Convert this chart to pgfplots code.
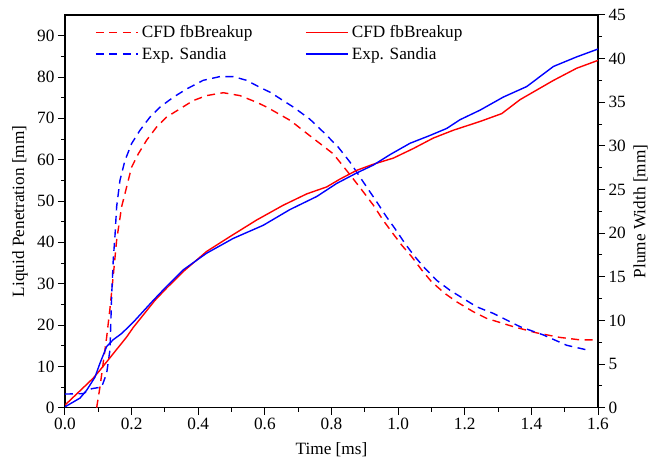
\documentclass[border=0pt]{standalone}
\usepackage{fontspec}
\setmainfont{Liberation Serif}
\usepackage{pgfplots}
\usepackage{pgfplotstable}
\pgfplotsset{compat=1.18}

\pgfplotstableread{
t v
0.095 0
0.105 5
0.115 11
0.125 17
0.135 24
0.145 32
0.155 40.5
0.170 48.6
0.185 53.4
0.200 58.2
0.220 61.4
0.245 64.7
0.275 67.9
0.305 70.3
0.345 72.3
0.385 74.3
0.425 75.5
0.475 76.2
0.525 75.5
0.575 73.9
0.606 72.7
0.676 69.5
0.746 65.1
0.7655 63.9
0.8055 61.4
0.861 55.8
0.8955 52.2
0.9255 49.0
0.9555 45.3
0.981 42.5
1.011 39.3
1.041 36.5
1.071 33.3
1.101 30.4
1.141 27.6
1.176 25.6
1.226 23.2
1.266 21.6
1.346 19.6
1.416 18.1
1.486 17.0
1.547 16.4
1.600 16.4
}\cfdpen

\pgfplotstableread{
t v
0.000 3.3
0.055 3.4
0.080 4.6
0.110 5.0
0.125 8.3
0.135 14.0
0.140 27.0
0.145 36.0
0.150 41.5
0.155 48.6
0.165 55.0
0.180 59.8
0.200 63.9
0.225 67.1
0.255 70.3
0.285 72.7
0.325 75.1
0.365 77.1
0.415 79.2
0.465 80.1
0.505 80.1
0.545 79.2
0.585 77.5
0.616 76.3
0.686 72.7
0.735 69.8
0.7805 66.3
0.8205 63.0
0.8556 59.4
0.8955 54.6
0.9357 49.8
0.9657 46.1
0.9907 43.3
1.0207 39.7
1.0507 36.5
1.0807 33.7
1.1158 30.8
1.1558 28.4
1.1957 26.4
1.236 24.4
1.286 22.8
1.366 19.6
1.436 17.6
1.506 15.1
1.571 13.9
}\exppen

\pgfplotstableread{
t v
0 0.3
0.055 2.3
0.085 3.4
0.105 4.3
0.145 6.2
0.185 8.1
0.205 9.2
0.270 12.3
0.305 13.7
0.355 15.6
0.425 17.9
0.495 19.6
0.575 21.5
0.655 23.2
0.7256 24.5
0.7856 25.3
0.8256 26.2
0.8757 27.2
0.9255 27.9
0.9856 28.6
1.0457 29.7
1.1057 30.9
1.166 31.8
1.246 32.8
1.311 33.7
1.366 35.3
1.466 37.5
1.536 38.9
1.600 39.8
}\cfdwid

\pgfplotstableread{
t v
0 0.1
0.045 1.1
0.065 2.0
0.090 3.5
0.105 5.1
0.125 7.0
0.145 7.8
0.170 8.5
0.205 9.8
0.265 12.3
0.305 13.9
0.355 15.8
0.425 17.7
0.505 19.4
0.595 20.9
0.675 22.7
0.7556 24.2
0.8156 25.7
0.8757 26.9
0.9255 27.8
0.9757 29.0
1.0357 30.3
1.0958 31.2
1.1458 32.0
1.1858 33.0
1.246 34.1
1.316 35.6
1.386 36.8
1.466 39.1
1.536 40.2
1.600 41.1
}\expwid

\newcommand{\myfont}{\fontsize{17.3}{20}\selectfont}

\pgfplotsset{
  myax/.style={
    scale only axis, width=533bp, height=392.7bp,
    at={(0,0)}, anchor=south west,
    xmin=0, xmax=1.6,
    tick align=outside,
    major tick length=7bp, minor tick length=4bp,
    every tick/.style={black, line width=1bp},
    axis line style={black, line width=1.3bp},
    tick label style={font=\myfont},
    label style={font=\myfont},
    /pgf/number format/assume math mode=true,
  },
  dashedline/.style={line width=1.4bp, dash pattern=on 8bp off 5.5bp},
  solidline/.style={line width=1.4bp},
}

\begin{document}
\begin{tikzpicture}
\useasboundingbox (-65bp,-52.3bp) rectangle (583bp,407.7bp);
\begin{axis}[
  myax,
  ymin=0, ymax=95,
  tick pos=left,
  xtick={0,0.2,0.4,0.6,0.8,1.0,1.2,1.4,1.6},
  minor x tick num=1,
  ytick={0,10,20,30,40,50,60,70,80,90},
  minor y tick num=1,
  xticklabel style={/pgf/number format/.cd, fixed, fixed zerofill, precision=1},
  xlabel={Time [ms]},
  ylabel={Liquid Penetration [mm]},
  xlabel style={at={(axis description cs:0.5,-0.1192)}, anchor=base},
  ylabel style={at={(axis description cs:-0.0769,0.5)}, anchor=base},
  legend columns=2,
  legend cell align=left,
  legend image code/.code={\draw[#1] (0bp,0bp) -- (42bp,0bp);},
  legend style={draw=none, fill=none, font=\myfont,
    at={(axis description cs:0.0563,0.978)}, anchor=north west,
    inner sep=0pt,
    nodes={inner xsep=0pt, inner ysep=2bp},
    row sep=4bp,
    /tikz/every odd column/.append style={column sep=3.3bp},
    /tikz/every even column/.append style={column sep=52.7bp}},
]
\addplot[red, dashedline] table[x=t, y=v] {\cfdpen};
\addlegendentry{CFD fbBreakup}
\addlegendimage{red, solidline}
\addlegendentry{CFD fbBreakup}
\addplot[blue, dashedline] table[x=t, y=v] {\exppen};
\addlegendentry{Exp. Sandia}
\addlegendimage{blue, solidline}
\addlegendentry{Exp. Sandia}
\end{axis}
\begin{axis}[
  myax,
  ymin=0, ymax=45,
  axis x line=none,
  axis y line*=right,
  ytick={0,5,10,15,20,25,30,35,40,45},
  minor y tick num=1,
  ylabel={Plume Width [mm]},
  ylabel style={at={(axis description cs:1.0891,0.5)}, anchor=base},
]
\addplot[red, solidline] table[x=t, y=v] {\cfdwid};
\addplot[blue, solidline] table[x=t, y=v] {\expwid};
\end{axis}
\end{tikzpicture}
\end{document}
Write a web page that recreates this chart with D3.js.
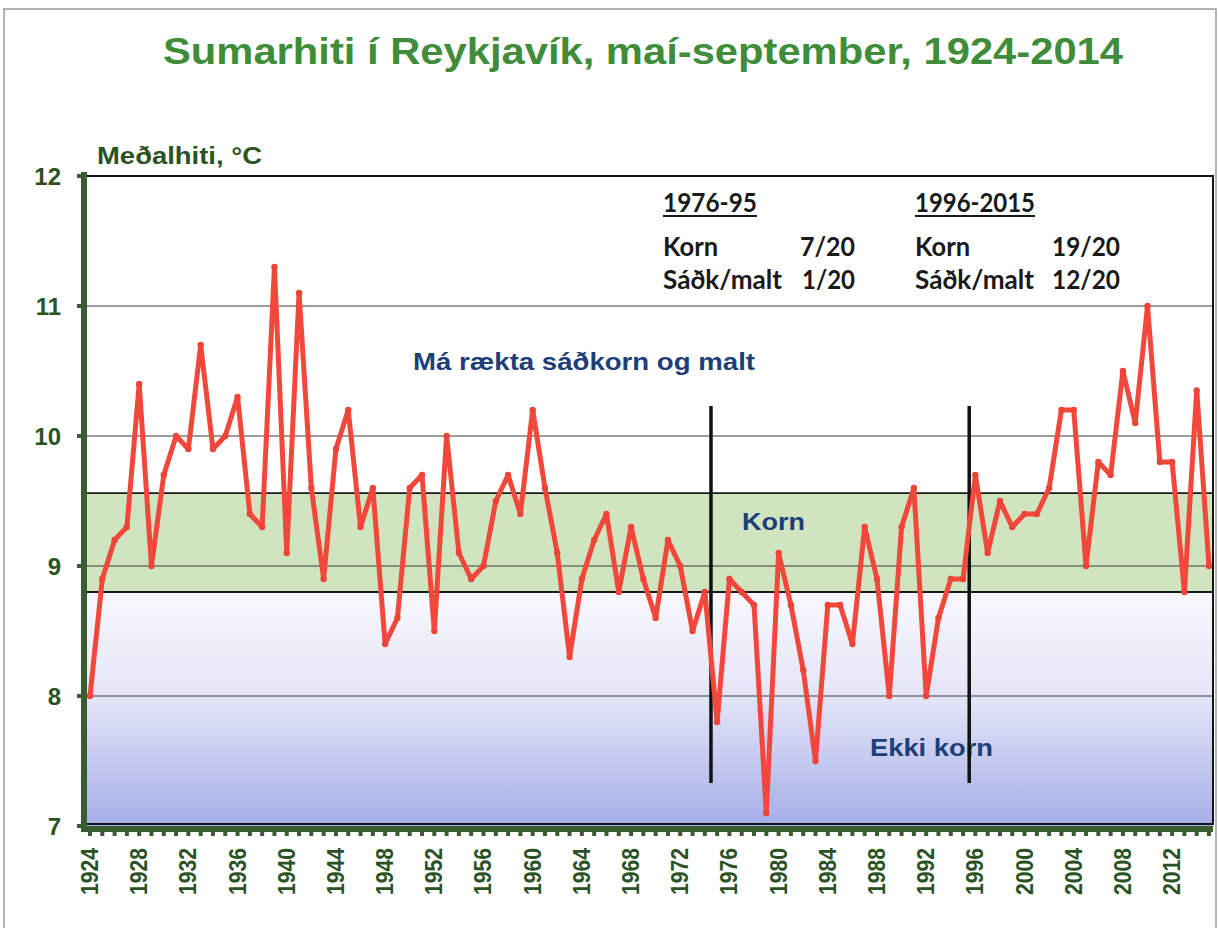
<!DOCTYPE html>
<html lang="is">
<head>
    <meta charset="UTF-8">
    <title>Sumarhiti í Reykjavík</title>
    <script src="https://d3js.org/d3.v7.min.js"></script>
    <style>
        body { margin: 0; background: #fff; }
        text { font-family: "Liberation Sans", Arial, sans-serif; }
        .box text { font-family: Lato, "Open Sans", sans-serif; fill: #1a1a1a; }
    </style>
</head>
<body>
    <div id="chart"></div>

    <script>
        // Meðalhiti maí-september, Reykjavík
        const firstYear = 1924;
        const temps = [
            8.0, 8.9, 9.2, 9.3, 10.4, 9.0, 9.7, 10.0, 9.9, 10.7,   // 1924-1933
            9.9, 10.0, 10.3, 9.4, 9.3, 11.3, 9.1, 11.1, 9.6, 8.9,  // 1934-1943
            9.9, 10.2, 9.3, 9.6, 8.4, 8.6, 9.6, 9.7, 8.5, 10.0,    // 1944-1953
            9.1, 8.9, 9.0, 9.5, 9.7, 9.4, 10.2, 9.6, 9.1, 8.3,     // 1954-1963
            8.9, 9.2, 9.4, 8.8, 9.3, 8.9, 8.6, 9.2, 9.0, 8.5,      // 1964-1973
            8.8, 7.8, 8.9, 8.8, 8.7, 7.1, 9.1, 8.7, 8.2, 7.5,      // 1974-1983
            8.7, 8.7, 8.4, 9.3, 8.9, 8.0, 9.3, 9.6, 8.0, 8.6,      // 1984-1993
            8.9, 8.9, 9.7, 9.1, 9.5, 9.3, 9.4, 9.4, 9.6, 10.2,     // 1994-2003
            10.2, 9.0, 9.8, 9.7, 10.5, 10.1, 11.0, 9.8, 9.8, 8.8,  // 2004-2013
            10.35, 9.0                                             // 2014-2015
        ];
        const years = temps.map((t, i) => firstYear + i);
        const yearTicks = d3.range(1924, 2013, 4);
        const tempTicks = [7, 8, 9, 10, 11, 12];

        // korn band limits, period separators
        const kornBand = [8.8, 9.56];
        const periodBreaks = [1974.5, 1995.5];
        const breakRange = [7.33, 10.23];

        const periods = ["1976-95", "1996-2015"];
        const kornShare = ["7/20", "19/20"];
        const maltShare = ["1/20", "12/20"];

        const width = 1218, height = 928;
        const pLeft = 87, pRight = 1213, pTop = 176, pBottom = 826;

        const x = d3.scaleLinear().domain([1924, 2015]).range([90, 1209]);
        const y = d3.scaleLinear().domain([7, 12]).range([pBottom, pTop]);

        const svg = d3.select("#chart").append("svg")
            .attr("width", width)
            .attr("height", height);

        // outer frame of the slide
        svg.append("path")
            .attr("d", "M4,928 V9 H1216 V928")
            .attr("fill", "none")
            .attr("stroke", "#9a9a9a")
            .attr("stroke-width", 1.5);

        const defs = svg.append("defs");
        const grad = defs.append("linearGradient")
            .attr("id", "lowGrad")
            .attr("x1", 0).attr("y1", 0).attr("x2", 0).attr("y2", 1);
        grad.append("stop").attr("offset", "0%").attr("stop-color", "#f8f8fd");
        grad.append("stop").attr("offset", "45%").attr("stop-color", "#e3e5f7");
        grad.append("stop").attr("offset", "100%").attr("stop-color", "#a6ade8");

        // background zones
        svg.append("rect")
            .attr("x", pLeft).attr("y", y(kornBand[0]))
            .attr("width", pRight - pLeft).attr("height", y(7) - y(kornBand[0]))
            .attr("fill", "url(#lowGrad)");
        svg.append("rect")
            .attr("x", pLeft).attr("y", y(kornBand[1]))
            .attr("width", pRight - pLeft).attr("height", y(kornBand[0]) - y(kornBand[1]))
            .attr("fill", "#cfe4bf");

        // gridlines
        svg.selectAll(".grid")
            .data([8, 9, 10, 11])
            .enter().append("line")
            .attr("class", "grid")
            .attr("x1", pLeft).attr("x2", pRight)
            .attr("y1", d => y(d)).attr("y2", d => y(d))
            .attr("stroke", "#3a3a3a")
            .attr("stroke-width", 1);

        svg.selectAll(".band")
            .data(kornBand)
            .enter().append("line")
            .attr("class", "band")
            .attr("x1", pLeft).attr("x2", pRight)
            .attr("y1", d => y(d)).attr("y2", d => y(d))
            .attr("stroke", "#1a1a1a")
            .attr("stroke-width", 1.8);

        // plot border (top / right / bottom inner)
        svg.append("path")
            .attr("d", "M" + pLeft + "," + pTop + " H" + pRight + " V" + (pBottom - 2) + " H" + pLeft)
            .attr("fill", "none")
            .attr("stroke", "#151515")
            .attr("stroke-width", 2);

        // zone labels
        const zoneLabels = [
            {t: "Má rækta sáðkorn og malt", x: 413, y: 370, w: 342},
            {t: "Korn", x: 742, y: 530, w: 63},
            {t: "Ekki korn", x: 870, y: 756, w: 123}
        ];
        svg.selectAll(".zone")
            .data(zoneLabels)
            .enter().append("text")
            .attr("class", "zone")
            .attr("x", d => d.x).attr("y", d => d.y)
            .attr("textLength", d => d.w)
            .attr("lengthAdjust", "spacingAndGlyphs")
            .attr("font-size", 24)
            .attr("font-weight", "bold")
            .attr("fill", "#1d3f77")
            .text(d => d.t);

        // period separators
        svg.selectAll(".brk")
            .data(periodBreaks)
            .enter().append("line")
            .attr("class", "brk")
            .attr("x1", d => x(d)).attr("x2", d => x(d))
            .attr("y1", y(breakRange[1])).attr("y2", y(breakRange[0]))
            .attr("stroke", "#111")
            .attr("stroke-width", 3.5);

        // temperature line
        const line = d3.line()
            .x((d, i) => x(years[i]))
            .y(d => y(d));

        svg.append("path")
            .datum(temps)
            .attr("d", line)
            .attr("fill", "none")
            .attr("stroke", "#f2483b")
            .attr("stroke-width", 5)
            .attr("stroke-linejoin", "round");

        svg.selectAll(".pt")
            .data(temps)
            .enter().append("circle")
            .attr("class", "pt")
            .attr("cx", (d, i) => x(years[i]))
            .attr("cy", d => y(d))
            .attr("r", 3.2)
            .attr("fill", "#ee4437");

        // y axis
        const axisCol = "#3a5c32";
        svg.append("line")
            .attr("x1", pLeft - 3).attr("x2", pLeft - 3)
            .attr("y1", pTop - 4).attr("y2", pBottom + 5)
            .attr("stroke", axisCol).attr("stroke-width", 6);
        svg.selectAll(".ytick")
            .data(tempTicks)
            .enter().append("line")
            .attr("class", "ytick")
            .attr("x1", pLeft - 10).attr("x2", pLeft)
            .attr("y1", d => y(d)).attr("y2", d => y(d))
            .attr("stroke", axisCol).attr("stroke-width", 4);
        svg.selectAll(".ylab")
            .data(tempTicks)
            .enter().append("text")
            .attr("class", "ylab")
            .attr("x", 61).attr("y", d => y(d) + 9)
            .attr("text-anchor", "end")
            .attr("font-size", 24)
            .attr("font-weight", "bold")
            .attr("fill", "#2b5225")
            .text(d => d);

        // x axis
        svg.append("line")
            .attr("x1", pLeft - 6).attr("x2", pRight)
            .attr("y1", pBottom + 3).attr("y2", pBottom + 3)
            .attr("stroke", axisCol).attr("stroke-width", 6);
        svg.selectAll(".xtick")
            .data(years)
            .enter().append("line")
            .attr("class", "xtick")
            .attr("x1", d => x(d)).attr("x2", d => x(d))
            .attr("y1", pBottom + 3).attr("y2", pBottom + 10)
            .attr("stroke", axisCol).attr("stroke-width", 4);
        svg.selectAll(".xlab")
            .data(yearTicks)
            .enter().append("text")
            .attr("class", "xlab")
            .attr("transform", d => "translate(" + (x(d) + 8) + ",848) rotate(-90)")
            .attr("text-anchor", "end")
            .attr("font-size", 23)
            .attr("textLength", 47)
            .attr("lengthAdjust", "spacingAndGlyphs")
            .attr("font-weight", "bold")
            .attr("fill", "#2b5225")
            .text(d => d);

        // title and y label
        svg.append("text")
            .attr("x", 163).attr("y", 64)
            .attr("textLength", 960)
            .attr("lengthAdjust", "spacingAndGlyphs")
            .attr("font-size", 37)
            .attr("font-weight", "bold")
            .attr("fill", "#3f8d3a")
            .text("Sumarhiti í Reykjavík, maí-september, 1924-2014");

        svg.append("text")
            .attr("x", 97).attr("y", 164)
            .attr("textLength", 165)
            .attr("lengthAdjust", "spacingAndGlyphs")
            .attr("font-size", 24)
            .attr("font-weight", "bold")
            .attr("fill", "#2b5225")
            .text("Meðalhiti, °C");

        // period summary box
        const box = svg.append("g").attr("class", "box");
        const cols = [663, 915];
        const valRight = [855, 1120];
        periods.forEach((p, i) => {
            box.append("text")
                .attr("x", cols[i]).attr("y", 212)
                .attr("font-size", 27)
                .attr("font-weight", "bold")
                .attr("textLength", i === 0 ? 94 : 120)
                .attr("lengthAdjust", "spacingAndGlyphs")
                .text(p);
            box.append("line")
                .attr("x1", cols[i]).attr("x2", cols[i] + (i === 0 ? 94 : 120))
                .attr("y1", 216).attr("y2", 216)
                .attr("stroke", "#1a1a1a").attr("stroke-width", 1.8);

            box.append("text")
                .attr("x", cols[i]).attr("y", 256)
                .attr("font-size", 27)
                .attr("font-weight", "bold")
                .attr("textLength", 55)
                .attr("lengthAdjust", "spacingAndGlyphs")
                .text("Korn");
            box.append("text")
                .attr("x", cols[i]).attr("y", 289)
                .attr("font-size", 27)
                .attr("font-weight", "bold")
                .attr("textLength", 119)
                .attr("lengthAdjust", "spacingAndGlyphs")
                .text("Sáðk/malt");
            box.append("text")
                .attr("x", valRight[i]).attr("y", 256)
                .attr("text-anchor", "end")
                .attr("font-size", 27)
                .attr("font-weight", "bold")
                .attr("textLength", i === 0 ? 55 : 68)
                .attr("lengthAdjust", "spacingAndGlyphs")
                .text(kornShare[i]);
            box.append("text")
                .attr("x", valRight[i]).attr("y", 289)
                .attr("text-anchor", "end")
                .attr("font-size", 27)
                .attr("font-weight", "bold")
                .attr("textLength", i === 0 ? 53 : 68)
                .attr("lengthAdjust", "spacingAndGlyphs")
                .text(maltShare[i]);
        });
    </script>
</body>
</html>
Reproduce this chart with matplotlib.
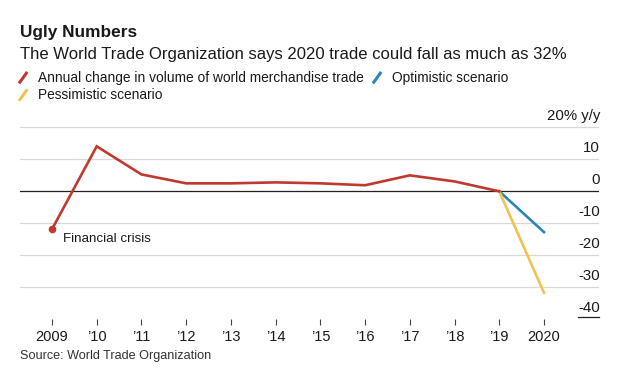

# # # # #

Pick each line holding the word "code" out of the listing.

Convert this chart to pgfplots code.
  legend image code/.code={\draw[#1] (0bp,0bp) -- (42bp,0bp);},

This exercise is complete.